The paper presented by Austria, IFALPA, IFATCA and the International Transport Workers’ Federation (ITF) makes a clear case: aviation safety depends not only on technology and regulation, but on the social sustainability of those who keep aircraft flying. In other words, decent work and fair treatment are as vital to safety as the engineering of an aircraft’s wings.

The Link Between Decent Work And Safer Skies

ICAO’s argument is simple but impactful: where aviation workers are respected, listened to, and supported, they are more likely to speak up about risks. A culture of fear, fatigue or retribution, by contrast, silences the very people who could prevent accidents before they happen.

This is the essence of what ICAO calls a “Positive Safety Culture”. It is the human side of the Safety Management System (SMS), a culture that empowers pilots, engineers, cabin crew and controllers to report hazards without fear of punishment.

The organisation has now gone further, urging its Member States to embed social sustainability, decent work, fair pay, safe working hours, and career development into national aviation policies. In its new partnership with the International Labour Organization (ILO), ICAO is signalling that economic growth in aviation cannot come at the expense of people’s wellbeing.

Africa’s Safety Challenge Is Also A Social One

Across Africa, civil aviation is entering a new growth phase. Passenger traffic is forecast to double by 2040, new airlines are emerging, and several countries are modernising fleets and airports. Yet this progress risks being undermined by a quiet crisis of human capital.

Many African states have successfully adopted ICAO’s Safety Management System frameworks; Nigeria and Ghana are good examples, but both still wrestle with cultural barriers around error reporting and accountability. Too often, safety incidents are met with blame rather than learning. That discourages openness and stifles the continuous improvement SMS depends upon.

In regional carriers, issues such as pilot fatigue, extended duty hours, and uneven employment conditions persist. These are not just labour disputes; they are safety risks. Fatigued crews make mistakes. Underpaid or undervalued maintenance engineers may leave the industry altogether, deepening the skills shortage already facing the continent.

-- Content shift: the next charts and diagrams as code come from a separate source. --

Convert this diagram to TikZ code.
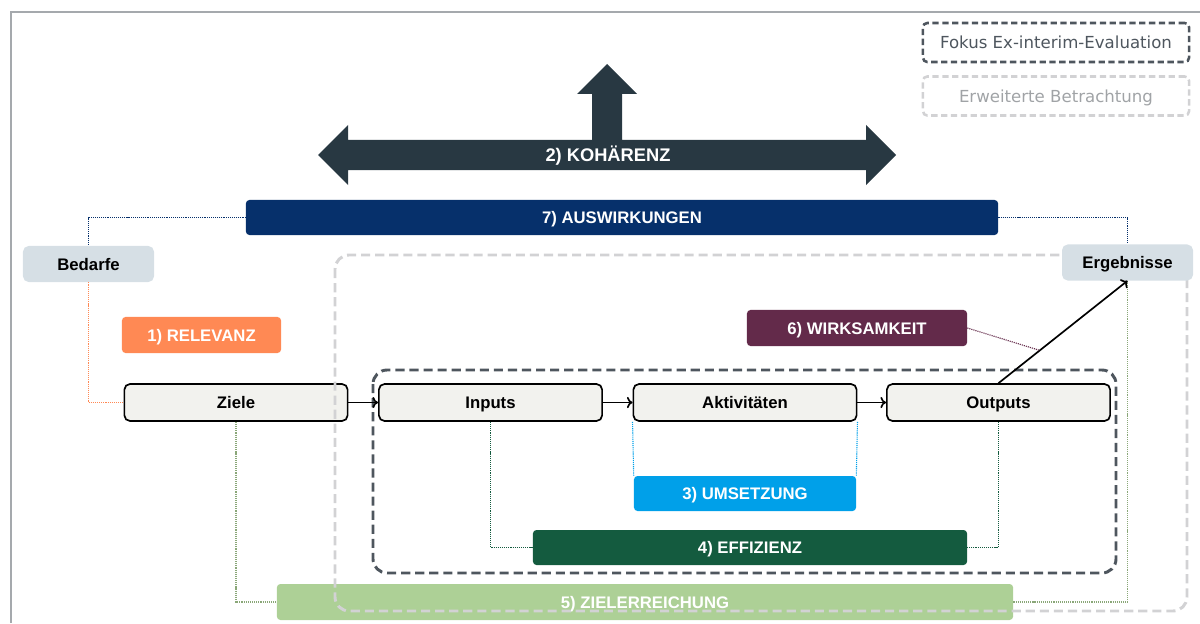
\documentclass[tikz,border=0pt]{standalone}
\usepackage{fontspec}
\setmainfont{Liberation Sans}
\newfontfamily\legendfont{DejaVu Sans}
\usetikzlibrary{arrows.meta}

\definecolor{rahmen}{RGB}{165,169,173}
\definecolor{kohaerenz}{RGB}{40,56,66}
\definecolor{auswirk}{RGB}{6,48,107}
\definecolor{relevanz}{RGB}{255,137,84}
\definecolor{wirksam}{RGB}{99,42,74}
\definecolor{umsetz}{RGB}{0,160,233}
\definecolor{effizienz}{RGB}{20,91,63}
\definecolor{zielerr}{RGB}{173,208,150}
\definecolor{prozessfill}{RGB}{242,242,238}
\definecolor{umfeldfill}{RGB}{214,223,229}
\definecolor{fokus}{RGB}{78,86,94}
\definecolor{erweitert}{RGB}{210,210,212}
\definecolor{erweitertext}{RGB}{160,163,166}

\begin{document}
\begin{tikzpicture}[x=0.025cm,y=-0.025cm,
    font=\fontsize{11.9}{14}\selectfont\bfseries,
    every node/.style={text height=8.6pt, text depth=0pt},
    kriterium/.style={rounded corners=2.5pt, inner sep=0pt, minimum height=0.9cm, text=white},
    prozess/.style={draw=black, line width=1.2pt, fill=prozessfill, rounded corners=4pt,
      minimum width=5.58cm, minimum height=0.925cm, inner sep=0pt},
    umfeld/.style={fill=umfeldfill, rounded corners=4pt, minimum width=3.275cm,
      minimum height=0.9cm, inner sep=0pt},
    legende/.style={rounded corners=3pt, line width=1.8pt, dash pattern=on 4.5pt off 2.5pt,
      minimum width=6.65cm, minimum height=0.975cm, inner sep=0pt,
      font=\legendfont\fontsize{11.8}{14}\selectfont},
    rahmenbox/.style={rounded corners=10pt, line width=2.1pt, dash pattern=on 6.5pt off 3.5pt},
    verbindung/.style={line width=0.8pt, dash pattern=on 0.8pt off 0.7pt},
    fluss/.style={line width=1.2pt, -{To[length=4pt,width=8pt]}}]
  \useasboundingbox (0,0) rectangle (1200,623);
  \draw[rahmen, line width=1pt] (11,623) -- (11,12) -- (1200,12);

  \fill[kohaerenz] (318,155) -- (348,125) -- (348,140) -- (592,140) -- (592,94) -- (577,94)
    -- (607,64) -- (637,94) -- (622,94) -- (622,140) -- (866,140) -- (866,125) -- (896,155)
    -- (866,185) -- (866,170) -- (348,170) -- (348,185) -- cycle;
  \node[text=white, font=\fontsize{13}{15}\selectfont\bfseries] (koh) at (608,155) {2) KOHÄRENZ};

  \node[legende, draw=fokus, text=fokus] (lfokus) at (1056,42.5) {Fokus Ex-interim-Evaluation};
  \node[legende, draw=erweitert, text=erweitertext] (lerw) at (1056,96) {Erweiterte Betrachtung};

  \node[kriterium, fill=auswirk, minimum width=18.8cm, minimum height=0.875cm] (ausw) at (622,217.5) {7) AUSWIRKUNGEN};
  \node[umfeld] (bed) at (88.5,264) {Bedarfe};
  \node[kriterium, fill=relevanz, minimum width=3.975cm] (rel) at (201.5,335) {1) RELEVANZ};
  \node[prozess] (ziele) at (236,402.5) {Ziele};
  \node[prozess] (inp) at (490.5,402.5) {Inputs};
  \node[prozess] (akt) at (745,402.5) {Aktivitäten};
  \node[prozess] (outp) at (998.5,402.5) {Outputs};
  \node[kriterium, fill=wirksam, minimum width=5.5cm] (wirk) at (857,328) {6) WIRKSAMKEIT};
  \node[kriterium, fill=umsetz, minimum width=5.55cm, minimum height=0.875cm] (ums) at (745,493.5) {3) UMSETZUNG};
  \node[kriterium, fill=effizienz, minimum width=10.85cm, minimum height=0.875cm] (eff) at (750,547.5) {4) EFFIZIENZ};
  \node[kriterium, fill=zielerr, minimum width=18.4cm] (zerr) at (645,602) {5) ZIELERREICHUNG};

  \draw[rahmenbox, erweitert] (335,255) rectangle (1187,611);
  \draw[rahmenbox, fokus] (373,370) rectangle (1116,573);

  \node[umfeld] (erg) at (1127.5,262.5) {Ergebnisse};

  \draw[verbindung, auswirk] (ausw.west) -| (bed.north);
  \draw[verbindung, auswirk] (ausw.east) -| (erg.north);
  \draw[verbindung, relevanz] (bed.south) |- (ziele.west);
  \draw[verbindung, zielerr!80!black] (ziele.south) |- (zerr.west);
  \draw[verbindung, zielerr!80!black] (zerr.east) -| (erg.south);
  \draw[verbindung, effizienz] (inp.south) |- (eff.west);
  \draw[verbindung, effizienz] (outp.south) |- (eff.east);
  \draw[verbindung, umsetz] (akt.south west) -- (ums.north west);
  \draw[verbindung, umsetz] (akt.south east) -- (ums.north east);

  \draw[fluss] (ziele) -- (inp);
  \draw[fluss] (inp) -- (akt);
  \draw[fluss] (akt) -- (outp);
  \draw[fluss] (outp.north) -- (erg.south) coordinate[pos=0.32] (wk);
  \draw[verbindung, wirksam] (wirk.east) -- (wk);
\end{tikzpicture}
\end{document}
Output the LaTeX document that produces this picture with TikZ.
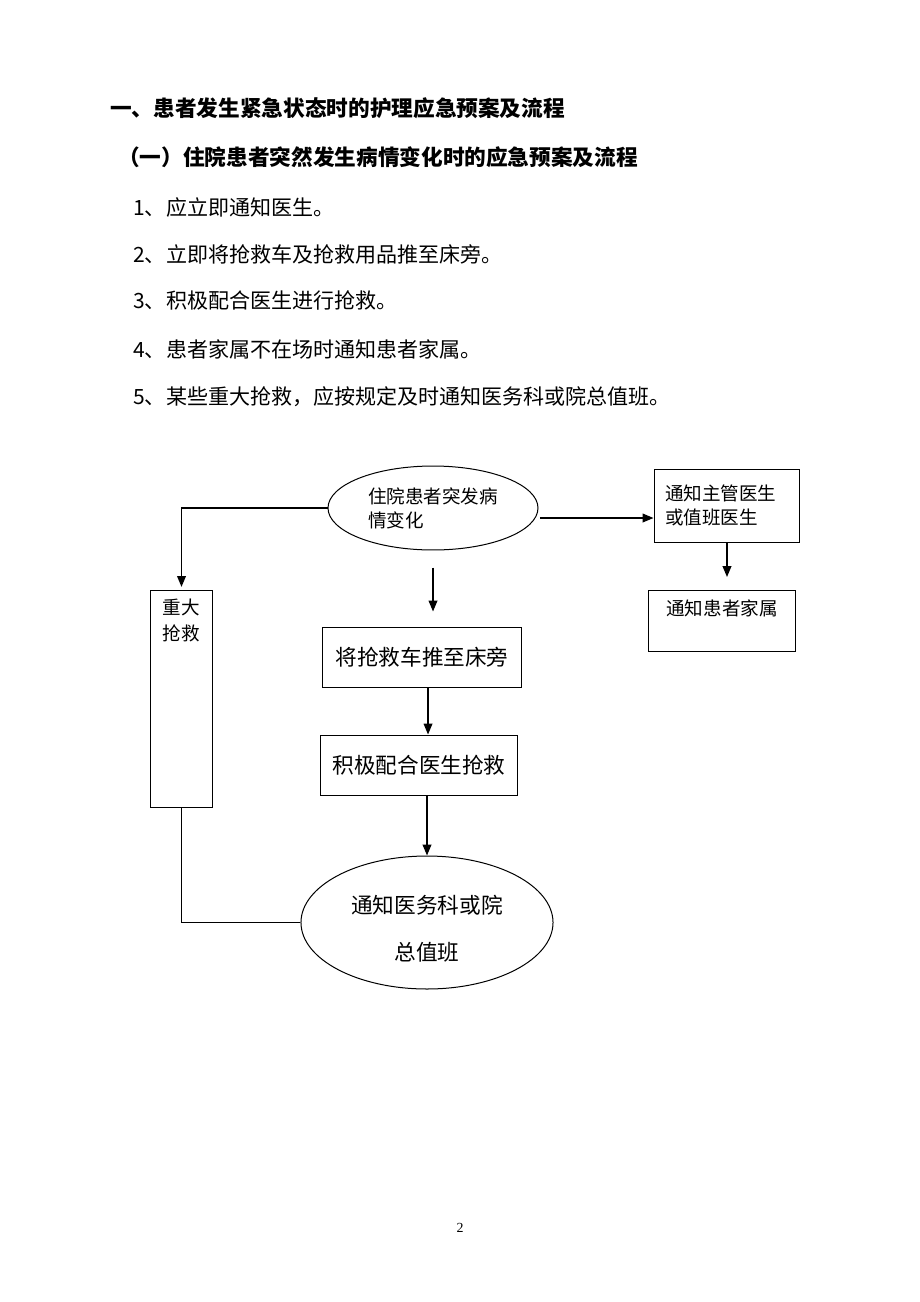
\documentclass[tikz,border=0pt]{standalone}
\usepackage{fontspec}
\setmainfont{Noto Sans CJK SC}
\newfontfamily\pagefont{Liberation Serif}
\usetikzlibrary{shapes.geometric,arrows.meta}
\newcommand{\pxu}{0.6467pt}

\begin{document}
\begin{tikzpicture}[x=\pxu, y=-\pxu,
  title/.style={anchor=west, inner sep=0pt, font=\bfseries\fontsize{14}{17}\selectfont},
  itemtext/.style={anchor=west, inner sep=0pt, font=\fontsize{13.6}{17}\selectfont},
  box/.style={draw, rectangle, line width=0.65pt, inner sep=0pt},
  oval/.style={draw, ellipse, line width=0.65pt, inner sep=0pt},
  arr/.style={line width=0.9pt, -{Triangle[length=7pt,width=5.6pt]}}]
  \useasboundingbox (0,0) rectangle (920,1302);

  % text above the chart
  \draw[]
   (110,108) node[title] (t1) {一、患者发生紧急状态时的护理应急预案及流程}
   (118,157) node[title] (t2) {（一）住院患者突然发生病情变化时的应急预案及流程}
   (133,207) node[itemtext] (s1) {1、应立即通知医生。}
   (133,254) node[itemtext] (s2) {2、立即将抢救车及抢救用品推至床旁。}
   (133,300) node[itemtext] (s3) {3、积极配合医生进行抢救。}
   (133,349) node[itemtext] (s4) {4、患者家属不在场时通知患者家属。}
   (133,397) node[itemtext] (s5) {5、某些重大抢救，应按规定及时通知医务科或院总值班。};

  % the chart
  \draw[]
   (433,508) node[oval, minimum width=135.8pt, minimum height=54.3pt, align=left,
     font=\fontsize{12}{15.5}\selectfont] (change) {住院患者突发病\\情变化}
   (727,505.5) node[box, minimum width=94.4pt, minimum height=47.2pt, text width=80pt,
     font=\fontsize{12}{15.5}\selectfont] (doctor) {通知主管医生\\或值班医生}
   (722,590) node[box, anchor=north, minimum width=95.7pt, text height=16.2pt, text depth=23.3pt,
     font=\fontsize{12}{15.5}\selectfont] (family) {通知患者家属}
   (181.5,590) node[box, anchor=north, minimum width=40.7pt, align=center, text height=32.3pt,
     text depth=108pt, font=\fontsize{12}{16.8}\selectfont] (major) {重大\\抢救}
   (422,657) node[box, minimum width=129.3pt, minimum height=38.8pt,
     font=\fontsize{14}{17}\selectfont] (cart) {将抢救车推至床旁}
   (419,765) node[box, minimum width=128pt, minimum height=38.8pt,
     font=\fontsize{14}{17}\selectfont] (rescue) {积极配合医生抢救}
   (427,922.5) node[oval, minimum width=163pt, minimum height=86pt, align=center,
     text height=51.7pt, text depth=3.2pt,
     font=\fontsize{14}{30.4}\selectfont] (office) {通知医务科或院\\总值班}
   (460,1228) node[font=\pagefont\fontsize{9}{11}\selectfont] (pageno) {2};

  \coordinate (rightstart) at (540,518);

  \draw[arr, shorten >=2pt] (change.west) -| (major.north);
  \draw[arr] (rightstart) -- (rightstart -| doctor.west);
  \draw[arr, shorten >=8.4pt] (doctor.south) -- (doctor.south |- family.north);
  \draw[arr, shorten <=11pt, shorten >=9.7pt] (change.south) -- (change.south |- cart.north);
  \draw[arr] ([xshift=3.9pt]cart.south) -- ([xshift=3.9pt]cart.south |- rescue.north);
  \draw[arr] (office.north |- rescue.south) -- (office.north);
  \draw[line width=0.65pt] (major.south) |- (office.west);

 \end{tikzpicture}
\end{document}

As one safety consultant from the African Airlines Association (AFRAA) recently noted, “Africa’s next great leap in safety will not come from new technology, it will come from how we treat our people.”

A Culture Of Trust

ICAO’s partnership with the ILO could provide the blueprint Africa needs. The two agencies have committed to working jointly on the “future of decent and sustainable work in aviation”, including initiatives on women in aviation, fair employment, and data collection to track workforce wellbeing.

For African regulators and airlines, this is an opportunity to align safety oversight with labour policy. Encouraging non-punitive reporting systems, setting realistic duty time limits, and strengthening social dialogue between management and workers can help embed the “just culture” ICAO advocates.

Positive Safety Culture, after all, is not a slogan; it is a system of trust. It begins when a young first officer can report a near miss without fearing for their job, and when a maintenance engineer knows that raising a concern will be rewarded, not punished.

A Future-Ready Aviation Workforce

Sustainable aviation in Africa will require more than new airports and air routes, it will need an aviation workforce that feels valued, motivated, and heard. ICAO’s social sustainability agenda is not a distraction from economic growth; it is its foundation.

As ICAO reminds us, the economic development of air transport is meant to “assure the delivery of prosperity and societal well-being for all.” For Africa, that means building safety from the ground up, starting with the people who make flight possible.